- WHAT THE TASK ASKS -
Set the lines down again exactly, first line through the line that contains "import * as echarts from 'echarts';", with no pictures.

- COLLECTED MATERIAL -
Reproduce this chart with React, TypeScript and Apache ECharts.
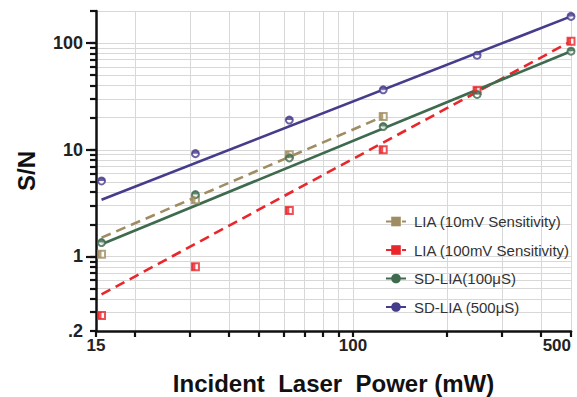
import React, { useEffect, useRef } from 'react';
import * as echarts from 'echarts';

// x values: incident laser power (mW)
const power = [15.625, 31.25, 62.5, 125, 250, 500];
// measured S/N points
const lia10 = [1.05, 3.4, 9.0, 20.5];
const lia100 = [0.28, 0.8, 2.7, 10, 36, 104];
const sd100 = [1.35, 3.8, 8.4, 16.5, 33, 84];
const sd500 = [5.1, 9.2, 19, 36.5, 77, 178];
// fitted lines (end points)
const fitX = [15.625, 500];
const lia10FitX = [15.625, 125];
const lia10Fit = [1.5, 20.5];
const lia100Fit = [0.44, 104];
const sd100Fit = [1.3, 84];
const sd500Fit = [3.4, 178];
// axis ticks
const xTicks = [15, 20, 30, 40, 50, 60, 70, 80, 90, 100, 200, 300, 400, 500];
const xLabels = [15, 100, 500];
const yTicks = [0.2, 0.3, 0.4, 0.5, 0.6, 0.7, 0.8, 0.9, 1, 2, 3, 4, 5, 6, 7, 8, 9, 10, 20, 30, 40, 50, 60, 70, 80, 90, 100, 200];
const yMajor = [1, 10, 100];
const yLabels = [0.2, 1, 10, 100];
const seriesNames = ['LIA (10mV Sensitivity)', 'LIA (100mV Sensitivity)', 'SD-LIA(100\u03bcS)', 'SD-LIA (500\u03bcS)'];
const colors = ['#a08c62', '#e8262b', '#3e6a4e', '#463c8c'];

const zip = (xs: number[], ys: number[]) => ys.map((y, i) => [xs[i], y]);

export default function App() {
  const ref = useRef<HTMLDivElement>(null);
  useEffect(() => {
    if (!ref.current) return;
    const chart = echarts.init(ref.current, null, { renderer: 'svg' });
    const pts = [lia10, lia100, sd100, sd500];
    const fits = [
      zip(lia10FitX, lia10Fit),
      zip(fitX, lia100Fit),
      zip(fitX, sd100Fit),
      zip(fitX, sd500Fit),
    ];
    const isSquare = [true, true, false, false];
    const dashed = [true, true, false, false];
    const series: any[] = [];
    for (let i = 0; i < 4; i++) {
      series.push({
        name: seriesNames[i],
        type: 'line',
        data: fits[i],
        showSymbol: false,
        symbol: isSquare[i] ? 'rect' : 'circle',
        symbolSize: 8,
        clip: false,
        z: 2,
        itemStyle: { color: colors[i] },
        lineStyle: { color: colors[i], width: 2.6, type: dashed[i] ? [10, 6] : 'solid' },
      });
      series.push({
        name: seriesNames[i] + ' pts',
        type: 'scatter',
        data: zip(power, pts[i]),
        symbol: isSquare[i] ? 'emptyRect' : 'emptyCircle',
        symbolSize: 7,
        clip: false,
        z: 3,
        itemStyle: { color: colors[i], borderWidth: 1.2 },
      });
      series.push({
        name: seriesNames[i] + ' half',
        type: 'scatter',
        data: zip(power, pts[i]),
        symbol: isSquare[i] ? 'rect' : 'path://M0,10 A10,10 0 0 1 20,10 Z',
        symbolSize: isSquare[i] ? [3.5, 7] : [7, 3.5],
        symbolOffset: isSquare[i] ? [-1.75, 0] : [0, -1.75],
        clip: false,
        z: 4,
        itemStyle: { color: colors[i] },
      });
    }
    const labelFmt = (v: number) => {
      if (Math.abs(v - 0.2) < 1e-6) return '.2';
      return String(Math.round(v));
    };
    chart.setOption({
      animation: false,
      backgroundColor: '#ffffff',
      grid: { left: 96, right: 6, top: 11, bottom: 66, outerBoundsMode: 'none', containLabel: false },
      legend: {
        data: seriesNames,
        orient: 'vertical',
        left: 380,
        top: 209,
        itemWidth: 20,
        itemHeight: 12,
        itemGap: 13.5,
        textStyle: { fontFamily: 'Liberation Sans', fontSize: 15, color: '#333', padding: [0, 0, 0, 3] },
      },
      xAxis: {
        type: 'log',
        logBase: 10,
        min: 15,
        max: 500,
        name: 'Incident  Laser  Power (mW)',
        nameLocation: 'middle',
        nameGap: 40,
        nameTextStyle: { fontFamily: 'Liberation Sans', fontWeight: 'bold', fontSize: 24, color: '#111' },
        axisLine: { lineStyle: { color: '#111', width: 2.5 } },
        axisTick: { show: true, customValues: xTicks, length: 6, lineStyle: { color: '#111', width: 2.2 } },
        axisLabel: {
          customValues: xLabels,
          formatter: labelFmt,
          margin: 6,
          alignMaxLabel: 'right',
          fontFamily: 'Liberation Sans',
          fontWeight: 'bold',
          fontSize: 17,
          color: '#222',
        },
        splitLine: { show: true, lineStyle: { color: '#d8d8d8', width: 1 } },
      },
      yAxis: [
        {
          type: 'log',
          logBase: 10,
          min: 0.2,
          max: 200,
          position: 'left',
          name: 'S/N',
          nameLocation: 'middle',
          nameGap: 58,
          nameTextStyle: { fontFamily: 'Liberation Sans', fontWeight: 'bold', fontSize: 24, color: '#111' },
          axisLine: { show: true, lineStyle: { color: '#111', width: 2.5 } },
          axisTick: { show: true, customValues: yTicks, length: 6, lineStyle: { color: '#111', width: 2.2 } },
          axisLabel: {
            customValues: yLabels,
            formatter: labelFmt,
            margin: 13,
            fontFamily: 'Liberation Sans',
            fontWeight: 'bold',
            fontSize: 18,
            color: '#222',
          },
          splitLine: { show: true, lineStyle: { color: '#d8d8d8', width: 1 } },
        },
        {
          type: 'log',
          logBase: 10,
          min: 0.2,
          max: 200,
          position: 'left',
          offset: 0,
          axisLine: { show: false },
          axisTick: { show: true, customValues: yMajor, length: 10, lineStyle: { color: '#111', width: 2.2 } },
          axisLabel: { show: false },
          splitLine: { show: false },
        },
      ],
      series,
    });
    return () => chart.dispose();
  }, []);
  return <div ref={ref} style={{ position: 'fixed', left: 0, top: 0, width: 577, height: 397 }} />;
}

- ANSWER -
Reproduce this chart with React, TypeScript and Apache ECharts.
import React, { useEffect, useRef } from 'react';
import * as echarts from 'echarts';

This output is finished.